## EXERCISE INSTRUCTIONS
Find how many lines hold the word "this" and give that number only.

## DATA SHOWN
* * *

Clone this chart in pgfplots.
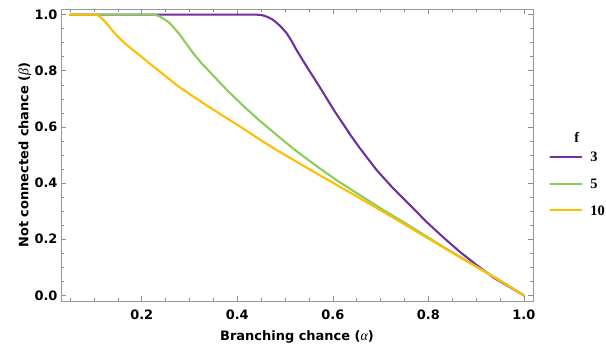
\documentclass[border=0pt]{standalone}
\usepackage{fontspec}
\setmainfont{DejaVu Sans}
\newfontfamily\legfont{Liberation Serif}
\usepackage{pgfplots}
\pgfplotsset{compat=1.18}
\definecolor{cpurple}{RGB}{112,48,160}
\definecolor{cgreen}{RGB}{140,205,90}
\definecolor{corange}{RGB}{255,190,0}
\newcommand{\grk}[1]{{\legfont\mdseries\itshape\fontsize{14}{15}\selectfont #1}}
\begin{document}
\begin{tikzpicture}
\useasboundingbox (-61bp,-49bp) rectangle (545bp,301bp);
\begin{axis}[
  at={(0,0)}, anchor=south west,
  scale only axis, width=472bp, height=292bp,
  xmin=0.031, xmax=1.019, ymin=-0.02, ymax=1.02,
  xtick={0.2,0.4,0.6,0.8,1.0},
  ytick={0,0.2,0.4,0.6,0.8,1.0},
  minor xtick={0.05,0.1,0.15,0.25,0.3,0.35,0.45,0.5,0.55,0.65,0.7,0.75,0.85,0.9,0.95},
  minor ytick={0.05,0.1,0.15,0.25,0.3,0.35,0.45,0.5,0.55,0.65,0.7,0.75,0.85,0.9,0.95},
  major tick length=5bp, minor tick length=3bp,
  tick style={color=black!45, line width=0.6pt},
  axis line style={color=black!40, line width=0.8pt},
  /pgf/number format/.cd, fixed, fixed zerofill, precision=1, assume math mode=true, /pgfplots/.cd,
  tick label style={font=\fontsize{13}{15}\selectfont\bfseries},
  xticklabel style={yshift=-5.5bp},
  xlabel={Branching chance (\grk{α})},
  ylabel={Not connected chance (\grk{β})},
  label style={font=\fontsize{13}{15}\selectfont\bfseries},
  xlabel style={at={([yshift=-36bp]axis description cs:0.5,0)}, anchor=center},
  ylabel style={at={([xshift=-36bp]axis description cs:0,0.5)}, anchor=center},
  legend style={draw=none, fill=none, at={(1.034,0.402)}, anchor=west,
    font=\fontsize{14.5}{16}\selectfont\legfont\bfseries,
    row sep=16.7bp, inner sep=0pt,
    nodes={inner sep=0pt, text height=10bp, text depth=0pt}},
  legend image code/.code={\draw[#1] (0bp,0bp) -- (31bp,0bp);},
  legend cell align=left,
  /tikz/every odd column/.append style={column sep=8bp},
  every axis plot/.append style={line width=2.1bp, line join=round, line cap=round},
]
\addplot[cpurple] coordinates {
(0.05,1) (0.44,1) (0.452,0.998) (0.4615,0.993) (0.4724,0.984) (0.4824,0.971) (0.493,0.954) (0.5033,0.934)
(0.514,0.905) (0.524,0.874) (0.538,0.835) (0.552,0.797) (0.57,0.749) (0.587,0.702) (0.604,0.655) (0.6218,0.610) (0.639,0.566) (0.6567,0.524)
(0.6916,0.4465) (0.7264,0.381) (0.7613,0.322) (0.796,0.262) (0.831,0.207)
(0.866,0.155) (0.901,0.108) (0.9356,0.064) (0.96,0.040) (1,0)
};
\addlegendentry{3}
\addplot[cgreen] coordinates {
(0.05,1) (0.222,1) (0.231,0.998) (0.238,0.993) (0.248,0.983) (0.259,0.969) (0.269,0.950) (0.28,0.928) (0.294,0.895) (0.308,0.862)
(0.325,0.827) (0.343,0.795) (0.378,0.732) (0.4126,0.675) (0.447,0.622) (0.482,0.572) (0.5207,0.518) (0.5695,0.456)
(0.6125,0.405) (0.6567,0.357) (0.70,0.310) (0.747,0.262) (0.831,0.173) (0.96,0.043) (1,0)
};
\addlegendentry{5}
\addplot[corange] coordinates {
(0.05,1) (0.104,1) (0.110,0.996) (0.1197,0.981) (0.13,0.962) (0.1406,0.939) (0.154,0.915) (0.1686,0.892)
(0.186,0.868) (0.2033,0.845) (0.22,0.821) (0.238,0.797) (0.273,0.749) (0.308,0.708) (0.343,0.669)
(0.378,0.631) (0.4126,0.594) (0.447,0.555) (0.482,0.518) (0.5695,0.431) (0.6567,0.346) (0.747,0.256)
(0.831,0.171) (0.96,0.042) (1,0)
};
\addlegendentry{10}
\end{axis}
\node[font=\fontsize{14.5}{16}\selectfont\legfont\bfseries, inner sep=0pt] at (515.7bp,163.7bp) {f};
\end{tikzpicture}
\end{document}
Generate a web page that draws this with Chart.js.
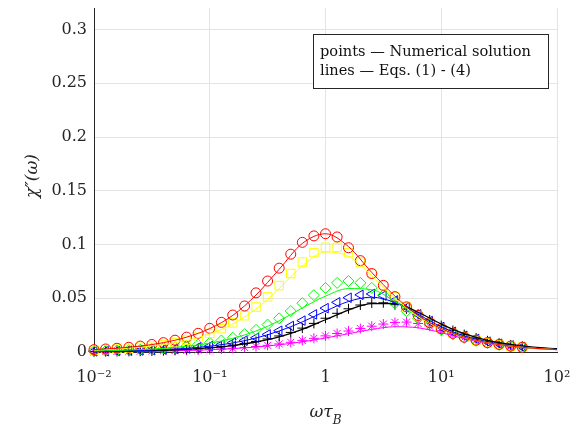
<!DOCTYPE html>
<html>
<head>
<meta charset="utf-8">
<script src="https://cdn.jsdelivr.net/npm/chart.js@4.4.1/dist/chart.umd.min.js"></script>
<style>
  html, body { margin: 0; padding: 0; background: #fff; }
  #wrap { width: 580px; height: 430px; }
</style>
</head>
<body>
<div id="wrap"><canvas id="chart" width="580" height="430"></canvas></div>
<script>
// omega*tau_B at the markers (10 per decade) and along the curves (5 per decade)
const omegaPts = [0.01, 0.0126, 0.0158, 0.02, 0.0251, 0.0316, 0.0398, 0.0501, 0.0631, 0.0794,
  0.1, 0.126, 0.158, 0.2, 0.251, 0.316, 0.398, 0.501, 0.631, 0.794,
  1, 1.26, 1.58, 2, 2.51, 3.16, 3.98, 5.01, 6.31, 7.94,
  10, 12.6, 15.8, 20, 25.1, 31.6, 39.8, 50.1];
const omegaLine = [0.01, 0.0158, 0.0251, 0.0398, 0.0631, 0.1, 0.158, 0.251, 0.398, 0.631,
  1, 1.58, 2.51, 3.98, 6.31, 10, 15.8, 25.1, 39.8, 63.1, 100];

// numerical solution (markers)
const redPts = [0.0022, 0.0028, 0.0035, 0.0044, 0.0055, 0.0070, 0.0087, 0.0110, 0.0138, 0.0174,
  0.0220, 0.0276, 0.0344, 0.0428, 0.0550, 0.0660, 0.0780, 0.0910, 0.1020, 0.1080,
  0.1100, 0.1070, 0.0970, 0.0850, 0.0730, 0.0620, 0.0515, 0.0420, 0.0340, 0.0273,
  0.0218, 0.0174, 0.0138, 0.0110, 0.0087, 0.0070, 0.0055, 0.0044];
const yellowPts = [0.0017, 0.0022, 0.0028, 0.0035, 0.0044, 0.0055, 0.0069, 0.0087, 0.0110, 0.0138,
  0.0173, 0.0217, 0.0271, 0.0338, 0.0418, 0.0512, 0.0618, 0.0730, 0.0837, 0.0924,
  0.0974, 0.0974, 0.0924, 0.0837, 0.0730, 0.0618, 0.0512, 0.0418, 0.0338, 0.0271,
  0.0217, 0.0173, 0.0138, 0.0110, 0.0087, 0.0069, 0.0055, 0.0044];
const greenPts = [0.0009, 0.0011, 0.0014, 0.0018, 0.0022, 0.0028, 0.0035, 0.0044, 0.0055, 0.0069,
  0.0086, 0.0107, 0.0133, 0.0166, 0.0206, 0.0255, 0.0313, 0.0381, 0.0454, 0.0529,
  0.0596, 0.0643, 0.0660, 0.0643, 0.0596, 0.0529, 0.0454, 0.0380, 0.0312, 0.0253,
  0.0204, 0.0164, 0.0131, 0.0104, 0.0083, 0.0066, 0.0052, 0.0042];
const bluePts = [0.0006, 0.0007, 0.0009, 0.0012, 0.0014, 0.0018, 0.0022, 0.0028, 0.0035, 0.0044,
  0.0055, 0.0069, 0.0086, 0.0107, 0.0133, 0.0163, 0.0198, 0.0242, 0.0292, 0.0350,
  0.0408, 0.0462, 0.0505, 0.0532, 0.0540, 0.0525, 0.0480, 0.0415, 0.0350, 0.0288,
  0.0233, 0.0188, 0.0151, 0.0121, 0.0096, 0.0077, 0.0061, 0.0048];
const blackPts = [0.0004, 0.0005, 0.0006, 0.0008, 0.0010, 0.0013, 0.0016, 0.0020, 0.0025, 0.0032,
  0.0040, 0.0050, 0.0063, 0.0079, 0.0098, 0.0121, 0.0149, 0.0182, 0.0222, 0.0266,
  0.0314, 0.0360, 0.0402, 0.0437, 0.0456, 0.0458, 0.0440, 0.0402, 0.0352, 0.0298,
  0.0246, 0.0200, 0.0162, 0.0130, 0.0104, 0.0083, 0.0066, 0.0053];
const magentaPts = [0.0003, 0.0004, 0.0005, 0.0006, 0.0007, 0.0009, 0.0011, 0.0013, 0.0016, 0.0019,
  0.0023, 0.0028, 0.0034, 0.0042, 0.0051, 0.0062, 0.0075, 0.0090, 0.0108, 0.0127,
  0.0150, 0.0172, 0.0195, 0.0218, 0.0240, 0.0260, 0.0275, 0.0278, 0.0265, 0.0240,
  0.0200, 0.0165, 0.0133, 0.0108, 0.0086, 0.0068, 0.0053, 0.0042];

// Eqs. (1) - (4) (lines)
const redLine = [0.0022, 0.0035, 0.0055, 0.0087, 0.0138, 0.0218, 0.0340, 0.0530, 0.0770, 0.1010,
  0.1100, 0.0980, 0.0740, 0.0520, 0.0340, 0.0218, 0.0138, 0.0087, 0.0055, 0.0035, 0.0022];
const yellowLine = [0.0017, 0.0028, 0.0044, 0.0069, 0.0108, 0.0168, 0.0260, 0.0400, 0.0590, 0.0800,
  0.0930, 0.0890, 0.0710, 0.0500, 0.0330, 0.0213, 0.0136, 0.0086, 0.0055, 0.0035, 0.0022];
const greenLine = [0.0009, 0.0014, 0.0022, 0.0034, 0.0053, 0.0082, 0.0127, 0.0195, 0.0290, 0.0410,
  0.0520, 0.0590, 0.0580, 0.0470, 0.0330, 0.0215, 0.0138, 0.0087, 0.0055, 0.0035, 0.0022];
const blueLine = [0.0006, 0.0009, 0.0014, 0.0022, 0.0034, 0.0054, 0.0084, 0.0130, 0.0195, 0.0280,
  0.0380, 0.0470, 0.0510, 0.0460, 0.0350, 0.0235, 0.0150, 0.0095, 0.0060, 0.0038, 0.0024];
const blackLine = [0.0004, 0.0006, 0.0010, 0.0015, 0.0024, 0.0038, 0.0060, 0.0093, 0.0140, 0.0210,
  0.0300, 0.0390, 0.0450, 0.0450, 0.0370, 0.0260, 0.0170, 0.0108, 0.0070, 0.0045, 0.0030];
const magentaLine = [0.0002, 0.0004, 0.0006, 0.0009, 0.0014, 0.0021, 0.0031, 0.0046, 0.0067, 0.0095,
  0.0130, 0.0170, 0.0210, 0.0235, 0.0225, 0.0180, 0.0125, 0.0082, 0.0052, 0.0033, 0.0021];

const xTicks = [0.01, 0.1, 1, 10, 100];
const xTickLabels = ['10\u207B\u00B2', '10\u207B\u00B9', '1', '10\u00B9', '10\u00B2'];
const yTicks = [0, 0.05, 0.1, 0.15, 0.2, 0.25, 0.3];
const yTickLabels = ['0', '0.05', '0.1', '0.15', '0.2', '0.25', '0.3'];
const noteLines = ['points \u2014 Numerical solution', 'lines \u2014 Eqs. (1) - (4)'];

const SERIF = "'DejaVu Serif', serif";
const INK = '#262626';

function pairs(xs, ys) {
  return ys.map((y, i) => ({ x: xs[i], y }));
}

function curve(data, color, width = 1) {
  return {
    data: pairs(omegaLine, data),
    showLine: true,
    borderColor: color,
    borderWidth: width,
    pointRadius: 0,
    cubicInterpolationMode: 'monotone',
    fill: false,
  };
}

function markers(data, color, style, radius, rotation = 0) {
  return {
    data: pairs(omegaPts, data),
    showLine: false,
    pointStyle: style,
    pointRadius: radius,
    pointRotation: rotation,
    pointBorderColor: color,
    pointBackgroundColor: 'rgba(0,0,0,0)',
    pointBorderWidth: 1,
    clip: false,
  };
}

const overlay = {
  id: 'overlay',
  afterDraw(chart) {
    const { ctx, chartArea } = chart;
    ctx.save();
    // note box
    ctx.fillStyle = '#fff';
    ctx.fillRect(313, 34, 236, 55);
    ctx.strokeStyle = INK;
    ctx.lineWidth = 1;
    ctx.strokeRect(313.5, 34.5, 235, 54);
    ctx.fillStyle = '#111';
    ctx.font = `14.6px ${SERIF}`;
    ctx.textBaseline = 'middle';
    ctx.textAlign = 'left';
    ctx.fillText(noteLines[0], 320, 52);
    ctx.fillText(noteLines[1], 320, 71);

    // x title: omega tau_B
    const cx = (chartArea.left + chartArea.right) / 2;
    ctx.fillStyle = INK;
    ctx.font = `italic 17px ${SERIF}`;
    const main = '\u03C9\u03C4';
    const w = ctx.measureText(main).width;
    ctx.font = `italic 12px ${SERIF}`;
    const ws = ctx.measureText('B').width;
    const x0 = cx - (w + ws) / 2;
    ctx.font = `italic 17px ${SERIF}`;
    ctx.textBaseline = 'alphabetic';
    ctx.fillText(main, x0, 417);
    ctx.font = `italic 12px ${SERIF}`;
    ctx.fillText('B', x0 + w, 424);

    // y title: chi''(omega)
    ctx.translate(33, 176);
    ctx.rotate(-Math.PI / 2);
    ctx.font = `italic 17px ${SERIF}`;
    ctx.textAlign = 'center';
    ctx.textBaseline = 'middle';
    ctx.fillText('\u03C7\u2033(\u03C9)', 0, 0);
    ctx.restore();
  },
};

new Chart(document.getElementById('chart'), {
  type: 'scatter',
  data: {
    datasets: [
      curve(redLine, '#ff0000'),
      curve(yellowLine, '#ffff00'),
      curve(greenLine, '#00ff00'),
      curve(blueLine, '#0000ff'),
      curve(blackLine, '#000000', 1.3),
      curve(magentaLine, '#ff00ff'),
      markers(redPts, '#ff0000', 'circle', 5),
      markers(yellowPts, '#ffff00', 'rect', 6),
      markers(greenPts, '#00ff00', 'rectRot', 5.5),
      markers(bluePts, '#0000ff', 'triangle', 5.5, -90),
      markers(blackPts, '#000000', 'cross', 5),
      markers(magentaPts, '#ff00ff', 'star', 5),
    ],
  },
  options: {
    responsive: false,
    animation: false,
    layout: { padding: { left: 0, right: 23, top: 8, bottom: 0 } },
    plugins: { legend: { display: false }, tooltip: { enabled: false } },
    scales: {
      x: {
        type: 'logarithmic',
        min: 0.01,
        max: 100,
        afterBuildTicks: (scale) => { scale.ticks = xTicks.map((value) => ({ value })); },
        afterFit: (scale) => {
          scale.height = 78;
          scale.paddingLeft = 0;
          scale.paddingRight = 0;
        },
        ticks: {
          autoSkip: false,
          maxRotation: 0,
          padding: 16,
          color: INK,
          font: { family: SERIF, size: 16 },
          callback: (value) => xTickLabels[xTicks.indexOf(value)] ?? '',
        },
        grid: { color: '#e4e4e4', drawTicks: false },
        border: { color: INK, width: 1 },
      },
      y: {
        min: 0,
        max: 0.32,
        afterBuildTicks: (scale) => { scale.ticks = yTicks.map((value) => ({ value })); },
        afterFit: (scale) => {
          scale.width = 94;
          scale.paddingTop = 0;
          scale.paddingBottom = 0;
        },
        ticks: {
          padding: 7,
          color: INK,
          font: { family: SERIF, size: 16 },
          callback: (value) => yTickLabels[yTicks.indexOf(value)] ?? '',
        },
        grid: { color: '#e4e4e4', drawTicks: false },
        border: { color: INK, width: 1 },
      },
    },
  },
  plugins: [overlay],
});
</script>
</body>
</html>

* * *

## REPLY
2